## [Stated task]
Take the lines of the data below from the very first through the line containing "23.5, 23.85, 22.9]" and output them exactly, pictures excluded.

** Start Dataset extract **

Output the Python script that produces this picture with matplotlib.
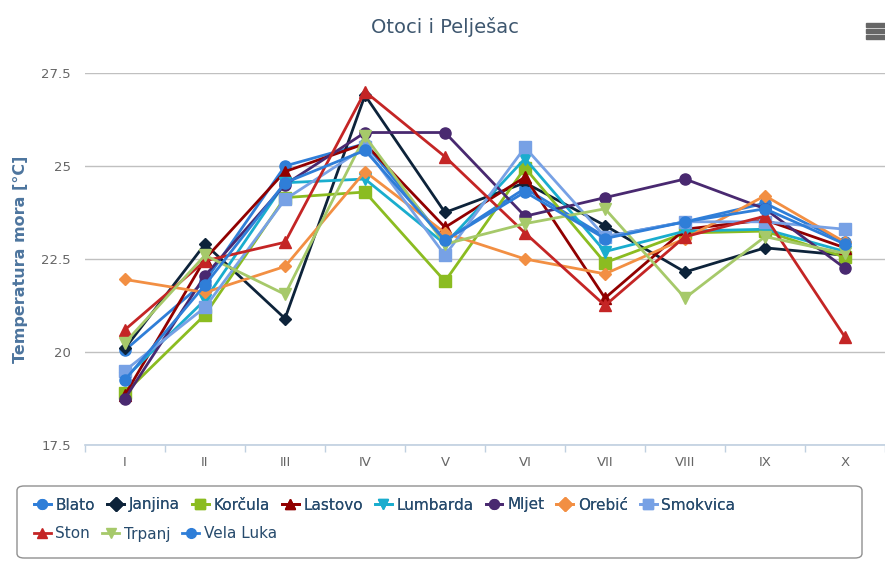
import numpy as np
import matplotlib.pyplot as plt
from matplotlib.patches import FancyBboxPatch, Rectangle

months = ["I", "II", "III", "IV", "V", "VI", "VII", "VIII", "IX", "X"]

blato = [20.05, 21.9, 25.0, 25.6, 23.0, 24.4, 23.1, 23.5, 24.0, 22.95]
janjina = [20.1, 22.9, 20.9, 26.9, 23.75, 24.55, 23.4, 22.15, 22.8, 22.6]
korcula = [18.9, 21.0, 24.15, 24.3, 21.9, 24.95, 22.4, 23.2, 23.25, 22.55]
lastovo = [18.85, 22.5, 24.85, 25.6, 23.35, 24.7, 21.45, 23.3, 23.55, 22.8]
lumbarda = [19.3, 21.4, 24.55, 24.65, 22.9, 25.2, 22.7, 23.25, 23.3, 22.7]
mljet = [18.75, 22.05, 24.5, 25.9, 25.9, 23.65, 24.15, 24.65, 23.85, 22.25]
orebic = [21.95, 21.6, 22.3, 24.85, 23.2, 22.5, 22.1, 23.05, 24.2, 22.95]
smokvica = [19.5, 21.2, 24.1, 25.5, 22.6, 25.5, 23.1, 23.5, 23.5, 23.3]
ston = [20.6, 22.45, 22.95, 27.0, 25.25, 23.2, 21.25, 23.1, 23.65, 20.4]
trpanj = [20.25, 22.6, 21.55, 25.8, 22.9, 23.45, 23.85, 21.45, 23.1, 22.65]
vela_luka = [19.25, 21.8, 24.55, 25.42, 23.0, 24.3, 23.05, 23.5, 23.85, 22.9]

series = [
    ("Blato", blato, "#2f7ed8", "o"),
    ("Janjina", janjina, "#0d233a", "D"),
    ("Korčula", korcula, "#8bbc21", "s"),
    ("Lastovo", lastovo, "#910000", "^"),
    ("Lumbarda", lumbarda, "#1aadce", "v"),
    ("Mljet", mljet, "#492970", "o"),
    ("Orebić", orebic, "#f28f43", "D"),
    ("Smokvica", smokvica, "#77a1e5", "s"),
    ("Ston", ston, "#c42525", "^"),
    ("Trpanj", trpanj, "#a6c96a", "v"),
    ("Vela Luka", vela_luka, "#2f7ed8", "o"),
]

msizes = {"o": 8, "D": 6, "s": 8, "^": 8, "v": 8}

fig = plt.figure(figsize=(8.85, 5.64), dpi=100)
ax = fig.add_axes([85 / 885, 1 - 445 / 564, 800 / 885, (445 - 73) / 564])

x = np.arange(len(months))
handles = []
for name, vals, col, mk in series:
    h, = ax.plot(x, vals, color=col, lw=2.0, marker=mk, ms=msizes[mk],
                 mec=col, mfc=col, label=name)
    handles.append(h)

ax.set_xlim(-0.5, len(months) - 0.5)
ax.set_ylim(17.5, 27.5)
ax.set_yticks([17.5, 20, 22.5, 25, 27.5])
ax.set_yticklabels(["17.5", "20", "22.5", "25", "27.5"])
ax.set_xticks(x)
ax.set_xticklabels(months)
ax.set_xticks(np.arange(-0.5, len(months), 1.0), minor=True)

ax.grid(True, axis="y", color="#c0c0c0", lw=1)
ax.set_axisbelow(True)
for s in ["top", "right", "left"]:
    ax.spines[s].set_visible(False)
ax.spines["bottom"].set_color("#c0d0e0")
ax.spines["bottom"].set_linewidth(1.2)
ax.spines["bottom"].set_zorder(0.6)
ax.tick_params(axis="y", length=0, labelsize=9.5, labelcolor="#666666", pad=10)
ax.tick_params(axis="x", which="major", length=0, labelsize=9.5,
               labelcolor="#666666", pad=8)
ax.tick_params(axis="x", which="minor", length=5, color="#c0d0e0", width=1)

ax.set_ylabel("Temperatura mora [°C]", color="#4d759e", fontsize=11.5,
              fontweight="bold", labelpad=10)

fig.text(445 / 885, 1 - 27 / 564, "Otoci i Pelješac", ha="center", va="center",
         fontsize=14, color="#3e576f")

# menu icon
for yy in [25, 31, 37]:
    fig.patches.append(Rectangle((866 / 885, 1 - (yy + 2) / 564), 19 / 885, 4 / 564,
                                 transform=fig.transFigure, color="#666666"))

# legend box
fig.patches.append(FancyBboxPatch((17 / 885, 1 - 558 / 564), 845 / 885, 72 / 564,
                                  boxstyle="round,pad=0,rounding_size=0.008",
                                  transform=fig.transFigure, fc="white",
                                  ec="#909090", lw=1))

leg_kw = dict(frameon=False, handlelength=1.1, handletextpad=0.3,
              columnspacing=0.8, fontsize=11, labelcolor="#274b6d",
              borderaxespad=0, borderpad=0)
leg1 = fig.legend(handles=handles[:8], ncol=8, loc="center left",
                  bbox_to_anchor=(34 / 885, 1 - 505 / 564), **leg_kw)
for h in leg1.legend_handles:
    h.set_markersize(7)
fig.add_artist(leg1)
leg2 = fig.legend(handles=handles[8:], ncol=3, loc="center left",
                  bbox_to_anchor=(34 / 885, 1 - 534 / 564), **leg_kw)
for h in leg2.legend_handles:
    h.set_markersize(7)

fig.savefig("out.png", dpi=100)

** End Dataset extract **

## [Task output]
Output the Python script that produces this picture with matplotlib.
import numpy as np
import matplotlib.pyplot as plt
from matplotlib.patches import FancyBboxPatch, Rectangle

months = ["I", "II", "III", "IV", "V", "VI", "VII", "VIII", "IX", "X"]

blato = [20.05, 21.9, 25.0, 25.6, 23.0, 24.4, 23.1, 23.5, 24.0, 22.95]
janjina = [20.1, 22.9, 20.9, 26.9, 23.75, 24.55, 23.4, 22.15, 22.8, 22.6]
korcula = [18.9, 21.0, 24.15, 24.3, 21.9, 24.95, 22.4, 23.2, 23.25, 22.55]
lastovo = [18.85, 22.5, 24.85, 25.6, 23.35, 24.7, 21.45, 23.3, 23.55, 22.8]
lumbarda = [19.3, 21.4, 24.55, 24.65, 22.9, 25.2, 22.7, 23.25, 23.3, 22.7]
mljet = [18.75, 22.05, 24.5, 25.9, 25.9, 23.65, 24.15, 24.65, 23.85, 22.25]
orebic = [21.95, 21.6, 22.3, 24.85, 23.2, 22.5, 22.1, 23.05, 24.2, 22.95]
smokvica = [19.5, 21.2, 24.1, 25.5, 22.6, 25.5, 23.1, 23.5, 23.5, 23.3]
ston = [20.6, 22.45, 22.95, 27.0, 25.25, 23.2, 21.25, 23.1, 23.65, 20.4]
trpanj = [20.25, 22.6, 21.55, 25.8, 22.9, 23.45, 23.85, 21.45, 23.1, 22.65]
vela_luka = [19.25, 21.8, 24.55, 25.42, 23.0, 24.3, 23.05, 23.5, 23.85, 22.9]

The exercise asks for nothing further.